The pursuit of the chemical functionalization of graphene is based on a number of motivations: (i) definition of 1-D ballistic wires for interconnects, (ii) band-gap engineering for transistors (modification of the electronic structure of graphene),⁸ (iii) creation of magnetism in graphene for applications in spintronics,^21,22 (iv) fabrication of dielectrics, (v) bulk preparation of solution-processable derivatives for a broad range of applications including hydrogen storage, thermal interface materials (TIMs), nano-bio hybrid composites,²³ and (vi) as the solid state counterpart of classical small molecule electrocyclic organic reactions, includingDiels-Alder chemistry,^12,20 and the Claisen rearrangement.²⁴ The availability of solution processable graphene can make an important contribution to emerging fields such as printable electronics, and is expected to enable chemical modification, purification, and the transfer of graphene from the solution phase to substrates by means of spin-, spray-, drop-, or dip- casting methods.²⁵

However, the basal plane chemical modification of graphene is not straightforward because normal aromatic substitution reactions cannot be applied, and in this respect graphene chemistry resembles that of the fullerenes and carbon nanotubes, but without the role of strain in promoting addition chemistry.^17,18 Nevertheless, it has already been demonstrated that the atomically flat surface of graphene provides an opportunity to apply carbon-carbon bond formation chemistry to graphene with subsequent creation of $sp^3$ carbon centers in place of $sp^2$ carbons in the honeycomb lattice of graphene.^9,22 This chemistry has a pronounced effects on the electronic and phonon properties of graphene as is evidenced by obvious changes in the Raman spectra, transport properties, magnetic behavior and scanning tunneling microscopic images in the resulting products. The covalent modification of the two-dimensional $\pi$ -electron system of graphene provides a novel protocol to impart patterning that can modulate the energy band gap, influence electron scattering, affect the flow of current by creating dielectric regions over the graphene wafer,²² and potentially address some of the issues in the fabrication molecular level electronic circuitry.²⁶ The fundamental concept is the generation of new carbon-carbon bonds to redirect the electronic conjugation pathway and to form specific conducting, ballistically conducting, insulating, semiconducting, and magnetic patterns.

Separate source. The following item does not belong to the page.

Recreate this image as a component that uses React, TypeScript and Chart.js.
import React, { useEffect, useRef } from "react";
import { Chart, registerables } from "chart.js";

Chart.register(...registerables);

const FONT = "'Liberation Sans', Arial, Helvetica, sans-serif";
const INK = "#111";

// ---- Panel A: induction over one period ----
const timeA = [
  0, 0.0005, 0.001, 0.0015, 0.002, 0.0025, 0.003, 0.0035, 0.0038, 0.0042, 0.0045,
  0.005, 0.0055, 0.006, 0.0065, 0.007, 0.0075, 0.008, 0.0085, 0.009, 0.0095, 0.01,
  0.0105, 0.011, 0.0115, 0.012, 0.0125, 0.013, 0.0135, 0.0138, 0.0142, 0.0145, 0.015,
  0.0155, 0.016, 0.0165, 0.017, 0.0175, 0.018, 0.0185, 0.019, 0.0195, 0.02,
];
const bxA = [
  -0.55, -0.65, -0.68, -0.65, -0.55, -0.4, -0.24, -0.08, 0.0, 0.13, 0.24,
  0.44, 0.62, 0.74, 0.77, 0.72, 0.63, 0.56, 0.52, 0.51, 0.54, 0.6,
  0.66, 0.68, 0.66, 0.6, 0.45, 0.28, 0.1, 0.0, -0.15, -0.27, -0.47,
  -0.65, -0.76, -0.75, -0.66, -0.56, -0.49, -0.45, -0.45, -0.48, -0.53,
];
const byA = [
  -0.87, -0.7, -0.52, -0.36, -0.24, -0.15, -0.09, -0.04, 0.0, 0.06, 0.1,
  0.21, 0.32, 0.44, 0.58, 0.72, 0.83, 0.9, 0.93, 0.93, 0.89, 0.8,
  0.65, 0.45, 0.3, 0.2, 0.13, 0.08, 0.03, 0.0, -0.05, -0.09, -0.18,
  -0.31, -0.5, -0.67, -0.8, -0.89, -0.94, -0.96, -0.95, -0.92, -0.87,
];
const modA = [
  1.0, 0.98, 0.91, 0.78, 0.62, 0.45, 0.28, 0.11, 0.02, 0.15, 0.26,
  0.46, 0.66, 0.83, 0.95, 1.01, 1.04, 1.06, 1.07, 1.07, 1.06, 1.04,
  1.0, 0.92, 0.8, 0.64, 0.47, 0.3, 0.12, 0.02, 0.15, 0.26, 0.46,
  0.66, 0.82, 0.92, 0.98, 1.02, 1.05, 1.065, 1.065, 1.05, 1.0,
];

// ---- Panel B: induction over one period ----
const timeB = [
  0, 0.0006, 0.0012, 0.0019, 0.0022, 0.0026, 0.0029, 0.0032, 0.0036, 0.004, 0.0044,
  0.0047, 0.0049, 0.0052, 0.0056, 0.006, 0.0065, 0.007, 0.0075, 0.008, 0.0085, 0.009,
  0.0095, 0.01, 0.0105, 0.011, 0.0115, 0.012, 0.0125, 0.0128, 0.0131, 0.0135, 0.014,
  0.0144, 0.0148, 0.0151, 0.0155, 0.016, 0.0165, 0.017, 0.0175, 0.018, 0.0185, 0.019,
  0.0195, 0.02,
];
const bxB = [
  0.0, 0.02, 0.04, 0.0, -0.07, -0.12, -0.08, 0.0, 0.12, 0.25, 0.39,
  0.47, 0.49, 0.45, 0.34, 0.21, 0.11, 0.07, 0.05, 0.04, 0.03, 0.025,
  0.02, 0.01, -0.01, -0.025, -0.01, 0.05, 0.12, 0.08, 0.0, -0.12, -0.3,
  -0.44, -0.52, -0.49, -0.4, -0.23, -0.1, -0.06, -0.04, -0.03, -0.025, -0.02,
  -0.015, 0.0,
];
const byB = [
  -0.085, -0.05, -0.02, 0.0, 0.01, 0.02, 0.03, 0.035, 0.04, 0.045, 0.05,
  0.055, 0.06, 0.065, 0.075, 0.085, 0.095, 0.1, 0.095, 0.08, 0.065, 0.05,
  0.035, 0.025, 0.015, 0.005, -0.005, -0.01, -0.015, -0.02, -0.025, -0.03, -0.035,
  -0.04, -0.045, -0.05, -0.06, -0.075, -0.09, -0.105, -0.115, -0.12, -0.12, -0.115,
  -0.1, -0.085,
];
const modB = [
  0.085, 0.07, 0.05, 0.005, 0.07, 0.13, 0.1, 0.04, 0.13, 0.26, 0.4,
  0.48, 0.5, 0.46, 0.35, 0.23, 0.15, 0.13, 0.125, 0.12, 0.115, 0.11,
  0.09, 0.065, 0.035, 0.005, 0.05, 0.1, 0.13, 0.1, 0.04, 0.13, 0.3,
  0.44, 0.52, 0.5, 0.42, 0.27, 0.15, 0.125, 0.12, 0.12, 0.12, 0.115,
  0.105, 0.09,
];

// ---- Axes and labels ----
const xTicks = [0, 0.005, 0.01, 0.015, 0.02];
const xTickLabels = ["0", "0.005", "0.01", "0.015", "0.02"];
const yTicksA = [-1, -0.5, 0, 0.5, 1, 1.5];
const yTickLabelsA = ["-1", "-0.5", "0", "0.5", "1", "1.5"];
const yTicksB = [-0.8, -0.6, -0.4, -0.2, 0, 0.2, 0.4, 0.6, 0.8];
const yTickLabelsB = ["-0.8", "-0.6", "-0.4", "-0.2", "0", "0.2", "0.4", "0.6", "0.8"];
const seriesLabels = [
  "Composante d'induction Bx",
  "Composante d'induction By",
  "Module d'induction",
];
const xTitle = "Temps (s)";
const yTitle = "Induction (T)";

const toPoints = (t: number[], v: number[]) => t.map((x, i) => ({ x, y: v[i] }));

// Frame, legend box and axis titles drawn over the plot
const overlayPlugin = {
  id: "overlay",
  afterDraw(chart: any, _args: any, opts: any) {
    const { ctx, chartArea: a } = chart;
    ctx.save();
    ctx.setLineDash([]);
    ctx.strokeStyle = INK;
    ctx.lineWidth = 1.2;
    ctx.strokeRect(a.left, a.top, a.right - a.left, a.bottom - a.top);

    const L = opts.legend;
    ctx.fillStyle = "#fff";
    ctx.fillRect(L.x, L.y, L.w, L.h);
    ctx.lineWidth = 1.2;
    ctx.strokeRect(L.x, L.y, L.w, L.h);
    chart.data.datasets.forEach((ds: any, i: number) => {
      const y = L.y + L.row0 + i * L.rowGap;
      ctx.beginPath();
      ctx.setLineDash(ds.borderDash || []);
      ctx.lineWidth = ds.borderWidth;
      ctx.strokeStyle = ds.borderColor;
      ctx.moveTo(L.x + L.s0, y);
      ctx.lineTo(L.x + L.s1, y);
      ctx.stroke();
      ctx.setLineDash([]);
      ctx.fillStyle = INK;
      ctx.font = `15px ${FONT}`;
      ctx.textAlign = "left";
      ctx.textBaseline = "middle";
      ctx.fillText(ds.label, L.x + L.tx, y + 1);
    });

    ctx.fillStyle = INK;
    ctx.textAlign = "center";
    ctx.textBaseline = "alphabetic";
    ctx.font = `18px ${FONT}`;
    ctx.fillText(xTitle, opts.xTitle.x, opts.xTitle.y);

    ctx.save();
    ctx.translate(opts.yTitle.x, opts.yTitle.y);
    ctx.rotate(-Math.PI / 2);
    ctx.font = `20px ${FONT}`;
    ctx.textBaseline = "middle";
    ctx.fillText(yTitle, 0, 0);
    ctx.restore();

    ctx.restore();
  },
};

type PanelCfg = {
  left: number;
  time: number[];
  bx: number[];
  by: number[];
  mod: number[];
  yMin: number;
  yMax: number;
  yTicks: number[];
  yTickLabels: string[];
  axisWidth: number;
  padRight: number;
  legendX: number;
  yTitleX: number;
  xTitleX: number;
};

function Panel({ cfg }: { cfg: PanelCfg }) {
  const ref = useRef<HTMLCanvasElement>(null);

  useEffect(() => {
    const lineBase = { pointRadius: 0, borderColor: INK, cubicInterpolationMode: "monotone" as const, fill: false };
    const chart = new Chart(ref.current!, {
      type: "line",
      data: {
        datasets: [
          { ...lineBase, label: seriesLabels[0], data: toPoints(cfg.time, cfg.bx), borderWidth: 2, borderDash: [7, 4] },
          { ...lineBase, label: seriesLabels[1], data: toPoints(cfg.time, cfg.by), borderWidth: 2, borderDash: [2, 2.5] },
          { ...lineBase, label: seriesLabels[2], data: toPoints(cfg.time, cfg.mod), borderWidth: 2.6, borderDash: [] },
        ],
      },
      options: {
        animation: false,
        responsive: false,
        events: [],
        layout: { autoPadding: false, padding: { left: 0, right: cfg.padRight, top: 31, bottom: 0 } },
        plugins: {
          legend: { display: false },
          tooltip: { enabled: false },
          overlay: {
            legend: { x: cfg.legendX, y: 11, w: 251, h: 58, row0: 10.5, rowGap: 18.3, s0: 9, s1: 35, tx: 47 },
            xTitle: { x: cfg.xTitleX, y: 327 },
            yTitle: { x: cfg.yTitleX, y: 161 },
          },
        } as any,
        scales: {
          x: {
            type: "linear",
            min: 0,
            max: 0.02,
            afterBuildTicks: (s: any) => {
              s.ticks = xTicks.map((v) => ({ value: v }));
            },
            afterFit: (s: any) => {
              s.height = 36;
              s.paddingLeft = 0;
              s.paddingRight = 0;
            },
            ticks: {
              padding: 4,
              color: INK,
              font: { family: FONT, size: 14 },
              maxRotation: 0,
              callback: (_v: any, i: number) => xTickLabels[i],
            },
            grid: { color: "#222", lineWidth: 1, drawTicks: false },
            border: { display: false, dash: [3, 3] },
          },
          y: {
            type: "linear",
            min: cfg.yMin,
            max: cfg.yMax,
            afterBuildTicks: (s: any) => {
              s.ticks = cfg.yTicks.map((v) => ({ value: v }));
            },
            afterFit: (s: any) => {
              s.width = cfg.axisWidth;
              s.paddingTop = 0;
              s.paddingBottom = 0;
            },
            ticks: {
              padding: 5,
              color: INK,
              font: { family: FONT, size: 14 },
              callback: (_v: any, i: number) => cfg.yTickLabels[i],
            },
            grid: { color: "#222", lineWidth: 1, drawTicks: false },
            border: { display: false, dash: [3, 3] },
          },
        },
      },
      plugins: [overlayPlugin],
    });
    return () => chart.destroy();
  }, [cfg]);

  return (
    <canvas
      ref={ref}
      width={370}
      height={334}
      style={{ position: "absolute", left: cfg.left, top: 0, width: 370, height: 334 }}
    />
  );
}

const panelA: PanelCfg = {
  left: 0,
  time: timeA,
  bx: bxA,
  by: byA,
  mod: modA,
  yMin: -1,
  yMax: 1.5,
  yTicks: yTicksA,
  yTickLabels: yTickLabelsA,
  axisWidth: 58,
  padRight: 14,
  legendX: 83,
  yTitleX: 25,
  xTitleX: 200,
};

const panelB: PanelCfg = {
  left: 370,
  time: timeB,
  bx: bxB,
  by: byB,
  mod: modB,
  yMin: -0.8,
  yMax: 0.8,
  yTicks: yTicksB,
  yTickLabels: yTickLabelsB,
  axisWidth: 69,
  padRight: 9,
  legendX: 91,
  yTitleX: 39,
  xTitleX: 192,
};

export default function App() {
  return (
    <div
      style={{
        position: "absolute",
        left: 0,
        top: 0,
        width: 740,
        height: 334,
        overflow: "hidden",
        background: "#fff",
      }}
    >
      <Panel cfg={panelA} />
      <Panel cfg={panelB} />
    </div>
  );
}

In this article we focus on two graphene chemistries: (i) nitrophenyl (NP) radical addition to graphene, which leads to formation of one C–C bond, and therefore one $sp^3$ carbon center (together with a free spin) in the graphene lattice per added functionality,^8,27 and (ii) Diels-Alder (DA) chemistry, which leads to thesimultaneous creation of two C–C bonds, and therefore a pair of $sp^3$ carbon centers in the graphene lattice (which are necessarily in the A- and B-sub-lattices, and do not create a free spin) per added functionality.¹² The ensuing discussion of the NP and DA functionalization of graphene is aimed at providing a simple proof-of-concept for the application of covalent chemistry in graphene for electronics, photonics, and spintronics and in order to give an update of progress in the field.

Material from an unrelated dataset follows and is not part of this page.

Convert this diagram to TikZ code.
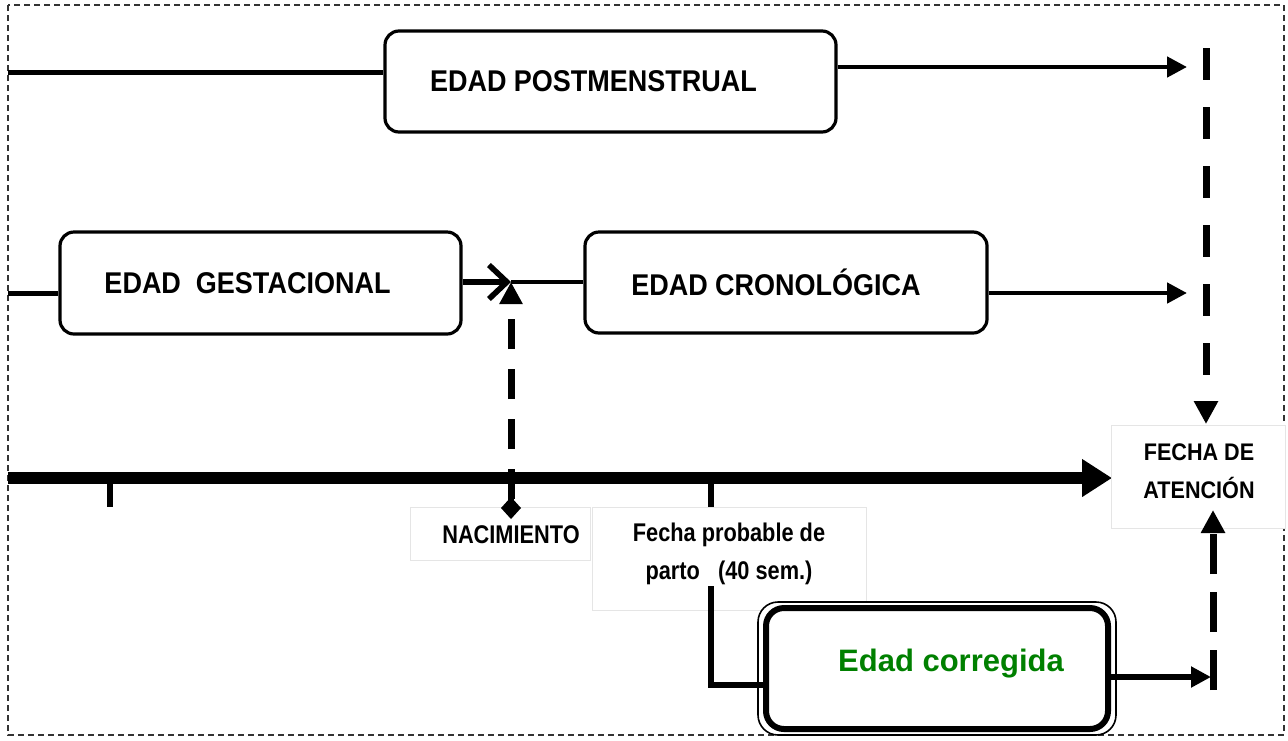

Microscopic and spectroscopic detection of graphene flakes

Despite the atomic thickness of graphene, optical microscopy can be conveniently employed to identify a monolayer of graphite (single-layer graphene, SLG, with number of layers $n = 1$ ), bi-layer graphene (BLG, $n = 2$ ), tri-layer graphene (TLG, $n = 3$ ), few-layer graphene (FLG, $n \geq 4$ ) along with thicker graphite flakes [ $n = \infty$ , such as highly oriented pyrolytic graphite (HOPG)] from the color contrast (phase contrast) when the graphene flakes rest on the top of an oxidized Si wafer (Fig. 1).¹⁵ SLG on an $\text{SiO}_2$ substrate, although atomically thin, has the capability to interfere with the optical path of reflected light, and consequently results in a change in interference color with respect to bare Si/ $\text{SiO}_2$ substrate (typically about 300 nm $\text{SiO}2$ , and is purple-to-violet in color).¹⁵ As can be seen in Fig. 1, SLG is very light violet in color (Fig. 1a), BLG appears as violet (Fig. 1b), TLG as dark violet (Fig 1c), while FLG flakes are blue in color (Fig. 1b). Microscopic quality and macroscopic continuity are two essential ingredients in judging the quality of a graphene sample. In contrast to exfoliated graphene, epitaxial graphene (EG) samples grown by vacuum graphitization of $\text{SiC}(0001)$ are almost transparent on SiC (Fig. 1d). In the case of supported graphene, the substrate has a strong influence on the subsequent chemistry and device performance. On the other hand, the chemistry of epitaxial graphene (EG) on SiC substrates shows the effects of the interface layer between the graphene monolayers and the underlying SiC substrate.^8,28,29Fig. 1 Optical microscopic image of (a) single-layer graphene (SLG), (b) bilayer graphene (BLG), (c) trilayer graphene (TLG), along with few-layer graphene (FLG in b), and graphite (HOPG in c), obtained by micromechanical cleavage of graphite and imaged on an oxidized Si wafer. The corresponding chemical structures are shown in the right frame. (d) Optical image of epitaxial graphene (EG) grown by vacuum graphitization on SiC(0001). Scale bar is 20 $\mu$ m. (e) Raman spectral signatures ( $\lambda{ex} = 532$ nm) of the corresponding (i) SLG, (ii) BLG, (iii) TLG, (iv) HOPG, and EG (after subtraction of Raman signals due to SiC).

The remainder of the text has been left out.